#### REQUIREMENTS
Find every line in the records that holds the string "code". Copy each one.
##### TASK INPUTS #####
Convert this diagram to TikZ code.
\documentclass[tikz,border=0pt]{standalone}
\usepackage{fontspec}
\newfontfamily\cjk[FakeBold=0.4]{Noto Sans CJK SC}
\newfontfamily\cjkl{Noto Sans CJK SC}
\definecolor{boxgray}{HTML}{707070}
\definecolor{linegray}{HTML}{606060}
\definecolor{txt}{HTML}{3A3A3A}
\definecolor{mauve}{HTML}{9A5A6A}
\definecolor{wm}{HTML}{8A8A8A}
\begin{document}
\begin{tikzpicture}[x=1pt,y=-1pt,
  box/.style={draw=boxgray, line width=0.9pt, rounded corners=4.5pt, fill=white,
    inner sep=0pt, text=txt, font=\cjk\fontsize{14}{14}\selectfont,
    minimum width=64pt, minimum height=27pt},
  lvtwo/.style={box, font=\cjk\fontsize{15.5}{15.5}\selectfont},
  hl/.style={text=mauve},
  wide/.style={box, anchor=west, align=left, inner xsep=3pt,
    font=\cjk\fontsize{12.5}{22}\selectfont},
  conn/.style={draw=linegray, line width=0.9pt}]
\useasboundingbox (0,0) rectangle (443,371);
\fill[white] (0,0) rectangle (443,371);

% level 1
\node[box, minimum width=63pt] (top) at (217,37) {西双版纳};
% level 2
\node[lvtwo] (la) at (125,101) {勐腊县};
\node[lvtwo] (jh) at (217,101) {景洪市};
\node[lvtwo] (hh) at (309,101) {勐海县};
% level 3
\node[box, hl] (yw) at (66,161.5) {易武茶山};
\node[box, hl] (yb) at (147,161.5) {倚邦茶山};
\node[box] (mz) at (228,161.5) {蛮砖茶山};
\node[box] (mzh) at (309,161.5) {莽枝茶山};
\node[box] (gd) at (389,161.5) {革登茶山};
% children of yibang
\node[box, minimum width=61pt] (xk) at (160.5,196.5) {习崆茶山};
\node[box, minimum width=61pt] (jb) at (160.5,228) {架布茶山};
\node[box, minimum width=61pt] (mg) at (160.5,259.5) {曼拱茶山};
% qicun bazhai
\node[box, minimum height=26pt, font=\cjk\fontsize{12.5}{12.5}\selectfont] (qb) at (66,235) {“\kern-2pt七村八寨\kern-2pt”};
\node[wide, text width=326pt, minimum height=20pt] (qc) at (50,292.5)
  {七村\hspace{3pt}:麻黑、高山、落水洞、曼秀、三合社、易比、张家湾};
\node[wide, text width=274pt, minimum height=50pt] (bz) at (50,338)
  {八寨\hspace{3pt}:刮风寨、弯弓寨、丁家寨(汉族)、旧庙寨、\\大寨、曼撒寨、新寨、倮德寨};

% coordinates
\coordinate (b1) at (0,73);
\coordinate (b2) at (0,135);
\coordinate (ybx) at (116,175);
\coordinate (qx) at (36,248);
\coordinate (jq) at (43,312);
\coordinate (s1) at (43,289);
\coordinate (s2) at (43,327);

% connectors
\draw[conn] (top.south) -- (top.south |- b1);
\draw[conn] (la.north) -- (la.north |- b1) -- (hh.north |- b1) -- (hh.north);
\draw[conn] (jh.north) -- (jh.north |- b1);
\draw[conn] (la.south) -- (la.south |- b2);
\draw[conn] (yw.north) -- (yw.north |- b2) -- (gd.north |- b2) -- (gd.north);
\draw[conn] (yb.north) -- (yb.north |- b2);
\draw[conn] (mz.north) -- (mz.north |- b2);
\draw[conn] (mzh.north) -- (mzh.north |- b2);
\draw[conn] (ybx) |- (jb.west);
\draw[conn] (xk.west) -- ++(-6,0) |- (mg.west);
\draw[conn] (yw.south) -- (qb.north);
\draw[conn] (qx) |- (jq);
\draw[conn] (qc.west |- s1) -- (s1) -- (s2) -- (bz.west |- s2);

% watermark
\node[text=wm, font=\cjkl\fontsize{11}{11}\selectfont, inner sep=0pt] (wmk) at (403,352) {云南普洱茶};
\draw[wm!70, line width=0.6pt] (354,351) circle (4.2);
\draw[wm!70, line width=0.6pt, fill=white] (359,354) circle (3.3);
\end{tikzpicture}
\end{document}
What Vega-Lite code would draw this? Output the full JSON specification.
#####
#### RESPONSE TO THIS TASK
Convert this diagram to TikZ code.
What Vega-Lite code would draw this? Output the full JSON specification.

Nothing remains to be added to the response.